I wiped tears out of my eyes, just thinking about the story I had told Calix last night. The words hadn’t captured an ounce of how it felt. They couldn’t capture a shadow of the memory that still lay fresh in my mind.
It had happened on a bright, cloudless day, just before noon. We were walking past an abandoned parking lot on the cracked sidewalk. Our neighborhood in Miami wasn’t nice, but it should have been safe at the time. My father was dressed in his Sunday striped button-down and tan slacks, mouthing the grocery list in Spanish. I was buried in whatever passed for a cellphone back then, texting friends.
I didn’t even notice a thing until my father roughly shoved me behind him. I peeked out and saw three men sauntering up, filling the whole sidewalk. In Caracas, we would have run if young men approached us so steadily. My father had given up his good government job, and taken us away from my parent’s childhood suburb to escape this sort of stuff.
It found us anyway.
I hadn’t seen what happened, just my father standing like a tall plantain tree, blocking me from the sight of the men huddled around him. There had been a low, almost casual request for money, then my father’s soft murmur of assent. His hand swiped down for his wallet.
Once it was out, the men’s shadows moved away. I had been trembling the whole time. I just wanted my father to wrap my arms around me and tell me it was over.
Instead, he grunted. It was a wrong sound for a good man to die to. A last set of footsteps had scraped away hastily.
My father turned to me. A dark red was spreading rapidly across the lines of his shirt. He had clasped my hand. His always-so-calm mahogany face was twisted in deep sorrow.
It was like he could see what this would do to me.

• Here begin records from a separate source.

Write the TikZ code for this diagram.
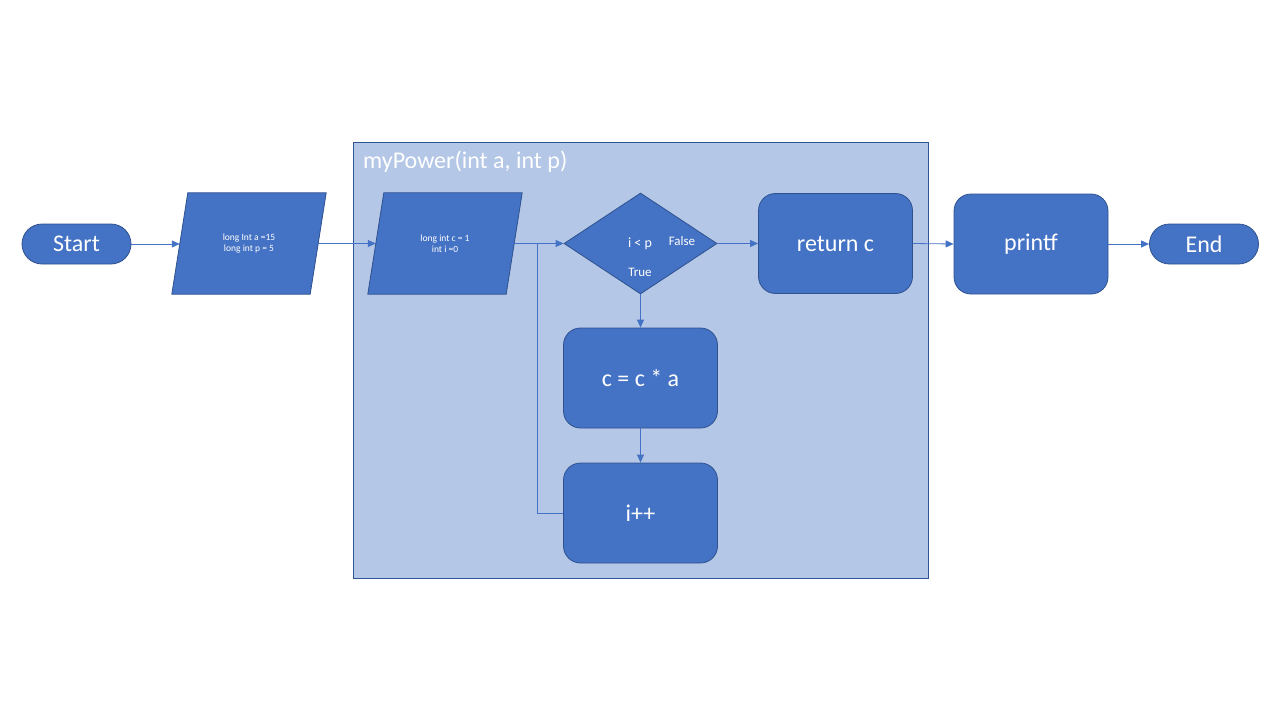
\documentclass[tikz,border=0pt]{standalone}
\usepackage{fontspec}
\setmainfont{Carlito}
\usetikzlibrary{arrows.meta,shapes.geometric}
\definecolor{boxfill}{HTML}{4472C4}
\definecolor{boxline}{HTML}{2F528F}
\definecolor{contfill}{HTML}{B4C7E7}
\definecolor{contline}{HTML}{2F5597}
\tikzset{
  base/.style={fill=boxfill, draw=boxline, line width=0.8pt, text=white, align=center, inner sep=0pt},
  pill/.style={base, rectangle, rounded corners=20pt, minimum width=109pt, minimum height=40pt, font=\fontsize{24}{28}\selectfont},
  proc/.style={base, rectangle, rounded corners=17pt, minimum width=154pt, minimum height=100pt, font=\fontsize{24}{28}\selectfont},
  ioframe/.style={rectangle, inner sep=0pt, minimum width=138pt, minimum height=101pt},
  iotext/.style={text=white, align=center, inner sep=0pt, font=\fontsize{9.5}{11}\selectfont},
  decide/.style={base, diamond, minimum width=153pt, minimum height=101pt, aspect=1.5},
  lbl/.style={text=white, font=\fontsize{13}{15}\selectfont, inner sep=0pt},
  conn/.style={draw=boxfill, line width=0.8pt, -{Triangle[length=8pt,width=7pt]}},
  connp/.style={draw=boxfill, line width=0.8pt},
}
\begin{document}
\begin{tikzpicture}[x=1pt,y=-1pt]
\useasboundingbox (0,0) rectangle (1280,720);
\node[draw=contline, fill=contfill, line width=0.8pt, minimum width=575pt, minimum height=436pt, inner sep=0pt] (cont) at (640.5,360) {};
\node[anchor=west, inner sep=0pt, text=white, font=\fontsize{24}{28}\selectfont] (title) at (363,162) {myPower(int a, int p)};

\node[pill] (start) at (76.5,244) {Start};
\node[ioframe] (in1) at (249,243.5) {};
\draw[base] ([xshift=8pt]in1.north west) -- ([xshift=8pt]in1.north east) -- ([xshift=-8pt]in1.south east) -- ([xshift=-8pt]in1.south west) -- cycle;
\node[iotext] (in1t) at (in1) {long Int a =15\\long int p = 5};
\node[ioframe] (in2) at (445,243.5) {};
\draw[base] ([xshift=8pt]in2.north west) -- ([xshift=8pt]in2.north east) -- ([xshift=-8pt]in2.south east) -- ([xshift=-8pt]in2.south west) -- cycle;
\node[iotext] (in2t) at (in2) {long int c = 1\\int i =0};
\node[decide] (dec) at (640.5,243.5) {};
\node[lbl, font=\fontsize{14}{16}\selectfont] (cond) at (640,244) {i < p};
\node[lbl] (fl) at (682,241) {False};
\node[lbl] (tl) at (640,272) {True};
\node[proc] (ret) at (835.5,243.5) {return c};
\node[proc] (pf) at (1031,244) {printf};
\node[pill] (end) at (1204,244) {End};
\node[proc] (mul) at (640.5,378) {c = c * a};
\node[proc] (inc) at (640.5,513) {i++};

\coordinate (join) at (537,244);
\draw[conn] (start.east) -- (in1.west |- start.east);
\draw[conn] (in1.east) -- (in2.west);
\draw[conn] (in2.east) -- (dec.west);
\draw[conn] (dec.east) -- (ret.west);
\draw[conn] (ret.east) -- (pf.west);
\draw[conn] (pf.east) -- (end.west);
\draw[conn] (dec.south) -- (mul.north);
\draw[conn] (mul.south) -- (inc.north);
\draw[connp] (inc.west) -| (join);
\end{tikzpicture}
\end{document}
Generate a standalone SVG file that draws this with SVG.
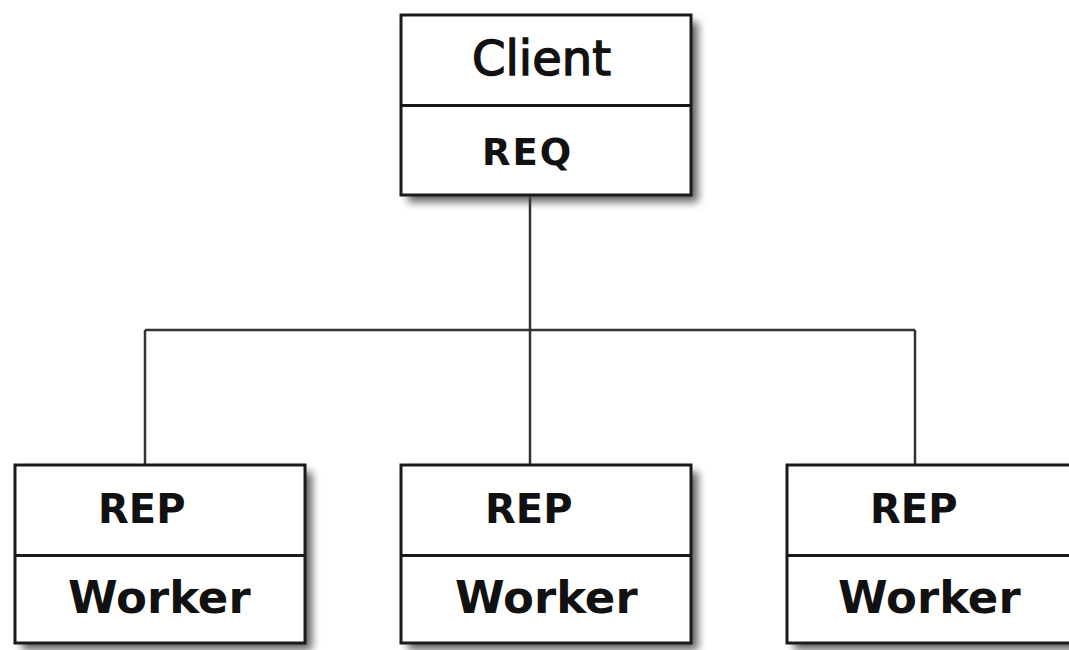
<svg xmlns="http://www.w3.org/2000/svg" width="1069" height="650" viewBox="0 0 1069 650">
<defs>
<filter id="blur" x="-10%" y="-10%" width="130%" height="130%"><feGaussianBlur stdDeviation="4"/></filter>
<style>
.sh{fill:#444;filter:url(#blur);opacity:0.85}
.bx{fill:#fff;stroke:#1a1a1a;stroke-width:3}
.dv{stroke:#1a1a1a;stroke-width:3}
.ln{stroke:#333;stroke-width:2.5;fill:none}
.t{font-family:"DejaVu Sans",sans-serif;fill:#111}
.b{font-weight:bold}
.m{stroke:#111;stroke-width:1.4}
</style>
</defs>
<g id="connectors">
<path class="ln" d="M530,195 V330 M145,330 H915 M145,330 V465 M530,330 V465 M915,330 V465"/>
</g>
<g id="client">
<rect class="sh" x="408" y="22" width="290" height="180"/>
<rect class="bx" x="401" y="15" width="290" height="180"/>
<line class="dv" x1="401" y1="105.5" x2="691" y2="105.5"/>
<text class="t m" x="472" y="75" font-size="48">Client</text>
<text class="t b" x="482" y="165" font-size="37" letter-spacing="2">REQ</text>
</g>
<g id="worker1">
<rect class="sh" x="22" y="472" width="290" height="178"/>
<rect class="bx" x="15" y="465" width="290" height="178"/>
<line class="dv" x1="15" y1="555.5" x2="305" y2="555.5"/>
<text class="t b" x="98" y="523" font-size="40">REP</text>
<text class="t b" x="68" y="613" font-size="45">Worker</text>
</g>
<g id="worker2">
<rect class="sh" x="408" y="472" width="290" height="178"/>
<rect class="bx" x="401" y="465" width="290" height="178"/>
<line class="dv" x1="401" y1="555.5" x2="691" y2="555.5"/>
<text class="t b" x="485" y="523" font-size="40">REP</text>
<text class="t b" x="455" y="613" font-size="45">Worker</text>
</g>
<g id="worker3">
<rect class="sh" x="794" y="472" width="290" height="178"/>
<rect class="bx" x="787" y="465" width="290" height="178"/>
<line class="dv" x1="787" y1="555.5" x2="1077" y2="555.5"/>
<text class="t b" x="870" y="523" font-size="40">REP</text>
<text class="t b" x="838" y="613" font-size="45">Worker</text>
</g>
</svg>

I ran to the store for help, but by the time we called the police and came back, he was unconscious. By the time we got to the hospital, he was dead.
I could still feel the pulse fading from his grip as I
held it in the cold metal interior of the ambulance. It had been faint, and then it was gone from the world completely.
I blinked backed the tears, but there were only a few. Usually that memory turned my cheeks into waterfalls. Now, what water came was hot and sparse, like a desert creek. I wasn’t sad. I was disappointed.
I’d told Calix the story to show him how it hadn’t broken me. But, it had. It was so clear now. Deep down, I had always been looking for a man who would not have died that day. Who could have faced those men and broken them.
Calix would have survived. He might even enjoy breaking some Latino skulls. Is that what Papá would have wanted for me?
The whole relationship had been a waste. I’d been wallowing in it and others just the same my whole adult life. Enough was enough, starting today.
I shot up and went to the window. I didn’t just open the blinds, I raised them and let the sun sear me. The birds polluting the serenity outside flapped away shrieking.
I got ready and hustled downstairs hoping for a quick bite to eat. I’d already be at least fifteen minutes late, but it was better to not be hungry as I got chewed out by Lilly. At least, thanks to Lem, I wouldn’t be terrified that our shift manager, Rhonda, would find out and use it as an excuse to fire me.
Mamá was stooped over the sink, washing dishes. I pecked her on the cheeks and rushed over to the dining room to find my breakfast gelling. It was perfectly portable: arepa with eggs and pork and avocado filling.
I grabbed it and was about to head out when I saw my sister seated at the far end of the table. She was bent over her phone, her hair dropping down over it like a cloak.
“Shouldn’t you be heading for the bus?” I asked. “It’s almost seven thirty.”
“Elsa, you need to go,” Mama echoed behind me. “It is the first day of your senior year, god willing. I do not want to be here doing this all again next year.”
“Ok,” Elsa said, still texting as she got up.
Annoyed, I came up and snatched her phone.
“Hey!” she yelled.
“Focus on what’s in front of you!”
I waved it out of her reach and saw the last message on her side: Can’t wait to see how you look with it off.